[Goal] Print exactly the lines from the first one down to the line that contains "from bokeh.resources import INLINE", both included, and skip the pictures.

[Data lines]
——————————
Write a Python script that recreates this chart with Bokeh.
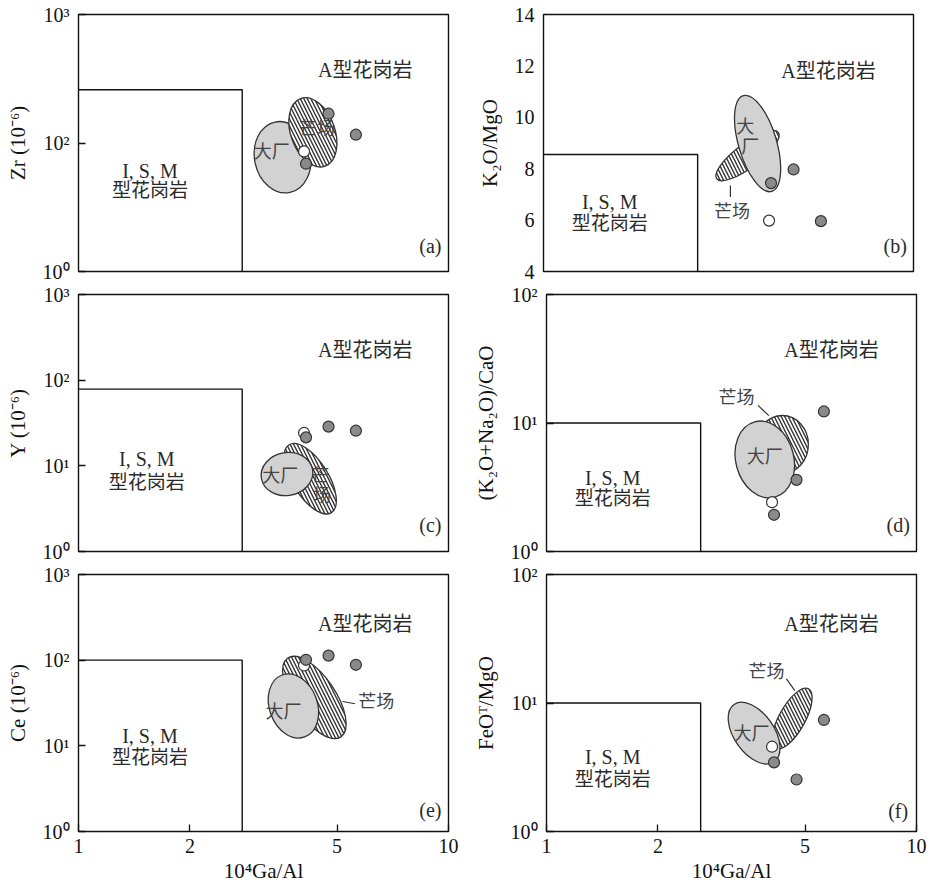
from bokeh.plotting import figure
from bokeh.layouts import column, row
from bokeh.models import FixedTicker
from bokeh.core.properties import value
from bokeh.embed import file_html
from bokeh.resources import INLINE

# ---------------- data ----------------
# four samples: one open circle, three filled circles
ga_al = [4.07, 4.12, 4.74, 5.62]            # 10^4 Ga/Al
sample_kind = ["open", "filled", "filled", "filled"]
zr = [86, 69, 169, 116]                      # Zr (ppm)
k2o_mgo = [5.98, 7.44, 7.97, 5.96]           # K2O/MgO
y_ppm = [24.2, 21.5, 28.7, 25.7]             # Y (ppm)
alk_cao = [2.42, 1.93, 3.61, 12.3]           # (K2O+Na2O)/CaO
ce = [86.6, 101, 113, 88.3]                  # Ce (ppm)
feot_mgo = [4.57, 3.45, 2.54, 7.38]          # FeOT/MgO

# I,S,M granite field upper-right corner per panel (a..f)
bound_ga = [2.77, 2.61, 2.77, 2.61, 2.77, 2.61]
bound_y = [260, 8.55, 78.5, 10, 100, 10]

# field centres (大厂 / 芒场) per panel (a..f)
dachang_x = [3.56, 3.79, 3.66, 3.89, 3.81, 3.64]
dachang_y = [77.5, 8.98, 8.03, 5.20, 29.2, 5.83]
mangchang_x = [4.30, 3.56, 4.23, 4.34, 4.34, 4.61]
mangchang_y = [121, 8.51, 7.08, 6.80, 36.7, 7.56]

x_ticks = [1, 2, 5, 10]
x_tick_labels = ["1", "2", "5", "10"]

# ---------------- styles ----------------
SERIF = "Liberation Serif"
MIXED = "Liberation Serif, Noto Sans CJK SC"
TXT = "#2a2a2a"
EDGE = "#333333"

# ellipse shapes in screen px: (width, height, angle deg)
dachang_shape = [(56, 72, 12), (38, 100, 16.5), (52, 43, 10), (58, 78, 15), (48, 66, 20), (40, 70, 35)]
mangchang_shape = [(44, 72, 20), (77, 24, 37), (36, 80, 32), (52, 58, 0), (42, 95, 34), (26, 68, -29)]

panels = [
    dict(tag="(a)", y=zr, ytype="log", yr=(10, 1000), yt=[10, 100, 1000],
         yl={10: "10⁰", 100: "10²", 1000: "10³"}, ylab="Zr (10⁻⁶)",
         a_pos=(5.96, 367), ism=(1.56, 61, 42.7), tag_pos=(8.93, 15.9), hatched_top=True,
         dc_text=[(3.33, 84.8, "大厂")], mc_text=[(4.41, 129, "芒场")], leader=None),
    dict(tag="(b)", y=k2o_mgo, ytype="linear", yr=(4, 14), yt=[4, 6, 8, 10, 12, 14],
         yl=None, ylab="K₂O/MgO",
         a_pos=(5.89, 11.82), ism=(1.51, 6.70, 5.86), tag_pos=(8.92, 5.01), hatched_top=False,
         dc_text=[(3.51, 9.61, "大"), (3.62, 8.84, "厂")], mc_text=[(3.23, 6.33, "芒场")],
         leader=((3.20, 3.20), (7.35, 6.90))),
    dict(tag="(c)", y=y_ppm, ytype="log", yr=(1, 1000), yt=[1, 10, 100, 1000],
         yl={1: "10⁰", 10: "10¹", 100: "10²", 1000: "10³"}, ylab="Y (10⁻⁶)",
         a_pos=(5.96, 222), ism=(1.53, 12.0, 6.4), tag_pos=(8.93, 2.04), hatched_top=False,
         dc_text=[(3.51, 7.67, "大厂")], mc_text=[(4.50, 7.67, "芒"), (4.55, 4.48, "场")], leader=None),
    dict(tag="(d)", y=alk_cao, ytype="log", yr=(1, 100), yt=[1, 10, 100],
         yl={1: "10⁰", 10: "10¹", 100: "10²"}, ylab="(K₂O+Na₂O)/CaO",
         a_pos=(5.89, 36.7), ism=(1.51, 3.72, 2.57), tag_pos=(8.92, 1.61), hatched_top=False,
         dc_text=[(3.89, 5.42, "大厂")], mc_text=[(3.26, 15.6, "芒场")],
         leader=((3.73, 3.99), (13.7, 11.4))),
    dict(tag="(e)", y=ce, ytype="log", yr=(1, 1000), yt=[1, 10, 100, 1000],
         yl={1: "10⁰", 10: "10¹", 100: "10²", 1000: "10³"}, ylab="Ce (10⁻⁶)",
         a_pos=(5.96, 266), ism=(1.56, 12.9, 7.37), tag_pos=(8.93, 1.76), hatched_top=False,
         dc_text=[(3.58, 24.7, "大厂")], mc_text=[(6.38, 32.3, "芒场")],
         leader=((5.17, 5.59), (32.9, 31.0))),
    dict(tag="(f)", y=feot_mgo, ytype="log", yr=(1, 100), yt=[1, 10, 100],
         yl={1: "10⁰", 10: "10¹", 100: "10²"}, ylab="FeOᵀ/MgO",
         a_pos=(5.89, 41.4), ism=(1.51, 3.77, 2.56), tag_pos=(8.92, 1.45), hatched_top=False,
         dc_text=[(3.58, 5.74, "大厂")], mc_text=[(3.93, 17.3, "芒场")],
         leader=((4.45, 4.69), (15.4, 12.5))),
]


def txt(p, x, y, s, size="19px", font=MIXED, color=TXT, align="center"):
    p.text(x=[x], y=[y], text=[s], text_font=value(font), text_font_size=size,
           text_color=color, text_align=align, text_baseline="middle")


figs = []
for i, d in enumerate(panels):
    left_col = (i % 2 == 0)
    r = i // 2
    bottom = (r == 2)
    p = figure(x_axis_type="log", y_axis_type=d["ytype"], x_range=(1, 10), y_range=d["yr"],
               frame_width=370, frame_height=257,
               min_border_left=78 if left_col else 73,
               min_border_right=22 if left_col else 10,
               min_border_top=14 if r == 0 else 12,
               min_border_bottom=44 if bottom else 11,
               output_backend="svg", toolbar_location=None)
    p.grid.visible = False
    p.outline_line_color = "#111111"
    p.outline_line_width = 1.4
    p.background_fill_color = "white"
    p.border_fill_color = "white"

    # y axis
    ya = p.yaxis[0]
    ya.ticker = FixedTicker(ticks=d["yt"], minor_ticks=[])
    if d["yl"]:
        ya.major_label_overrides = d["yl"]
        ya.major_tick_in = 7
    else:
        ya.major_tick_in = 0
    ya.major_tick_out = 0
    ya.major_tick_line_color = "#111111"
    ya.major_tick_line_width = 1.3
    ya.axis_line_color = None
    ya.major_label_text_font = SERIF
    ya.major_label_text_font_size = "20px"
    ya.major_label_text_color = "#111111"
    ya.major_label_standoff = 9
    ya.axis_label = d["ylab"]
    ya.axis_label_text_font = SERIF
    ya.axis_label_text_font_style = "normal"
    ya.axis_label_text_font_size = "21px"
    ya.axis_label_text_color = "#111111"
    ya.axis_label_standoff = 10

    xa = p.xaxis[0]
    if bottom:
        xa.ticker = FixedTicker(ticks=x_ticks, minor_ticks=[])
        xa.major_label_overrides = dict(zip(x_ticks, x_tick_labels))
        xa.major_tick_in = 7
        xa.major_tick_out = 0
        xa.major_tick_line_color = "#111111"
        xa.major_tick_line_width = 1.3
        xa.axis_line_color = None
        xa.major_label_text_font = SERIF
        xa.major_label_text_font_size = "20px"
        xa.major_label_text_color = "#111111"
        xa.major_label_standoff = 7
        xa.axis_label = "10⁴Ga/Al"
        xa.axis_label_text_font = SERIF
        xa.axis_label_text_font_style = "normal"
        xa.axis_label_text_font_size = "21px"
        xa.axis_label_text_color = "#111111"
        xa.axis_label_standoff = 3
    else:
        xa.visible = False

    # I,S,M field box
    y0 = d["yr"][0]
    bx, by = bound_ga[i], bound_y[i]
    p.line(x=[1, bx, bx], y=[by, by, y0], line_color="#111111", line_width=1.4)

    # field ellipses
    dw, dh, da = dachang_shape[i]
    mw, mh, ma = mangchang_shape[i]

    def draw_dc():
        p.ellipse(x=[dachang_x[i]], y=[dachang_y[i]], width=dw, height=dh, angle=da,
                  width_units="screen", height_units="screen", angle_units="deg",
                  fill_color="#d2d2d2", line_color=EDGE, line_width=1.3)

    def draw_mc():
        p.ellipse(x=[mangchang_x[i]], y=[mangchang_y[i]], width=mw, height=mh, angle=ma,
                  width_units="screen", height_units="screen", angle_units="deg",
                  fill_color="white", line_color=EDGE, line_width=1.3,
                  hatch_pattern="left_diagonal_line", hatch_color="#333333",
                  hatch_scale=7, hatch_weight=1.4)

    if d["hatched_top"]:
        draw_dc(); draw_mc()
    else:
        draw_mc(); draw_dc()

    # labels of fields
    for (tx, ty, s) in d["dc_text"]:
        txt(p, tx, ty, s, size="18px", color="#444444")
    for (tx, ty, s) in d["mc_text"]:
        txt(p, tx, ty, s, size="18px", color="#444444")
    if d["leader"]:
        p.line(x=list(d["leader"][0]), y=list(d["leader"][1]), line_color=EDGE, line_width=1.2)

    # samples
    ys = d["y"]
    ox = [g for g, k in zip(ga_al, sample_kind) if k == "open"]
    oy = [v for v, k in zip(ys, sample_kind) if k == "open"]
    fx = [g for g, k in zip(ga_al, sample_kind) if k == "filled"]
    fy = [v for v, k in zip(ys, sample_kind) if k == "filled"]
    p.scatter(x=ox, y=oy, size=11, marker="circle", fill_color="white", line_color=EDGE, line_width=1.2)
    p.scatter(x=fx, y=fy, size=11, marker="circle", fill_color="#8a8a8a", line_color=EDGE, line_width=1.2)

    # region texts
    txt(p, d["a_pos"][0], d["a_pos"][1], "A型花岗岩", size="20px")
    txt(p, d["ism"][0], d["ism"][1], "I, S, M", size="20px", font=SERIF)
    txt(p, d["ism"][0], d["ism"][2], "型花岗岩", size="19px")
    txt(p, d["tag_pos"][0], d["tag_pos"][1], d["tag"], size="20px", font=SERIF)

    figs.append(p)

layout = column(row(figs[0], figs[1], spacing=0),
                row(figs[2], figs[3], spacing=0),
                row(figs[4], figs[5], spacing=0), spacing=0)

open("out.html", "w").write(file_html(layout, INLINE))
——————————
[The completed task]
Write a Python script that recreates this chart with Bokeh.
from bokeh.plotting import figure
from bokeh.layouts import column, row
from bokeh.models import FixedTicker
from bokeh.core.properties import value
from bokeh.embed import file_html
from bokeh.resources import INLINE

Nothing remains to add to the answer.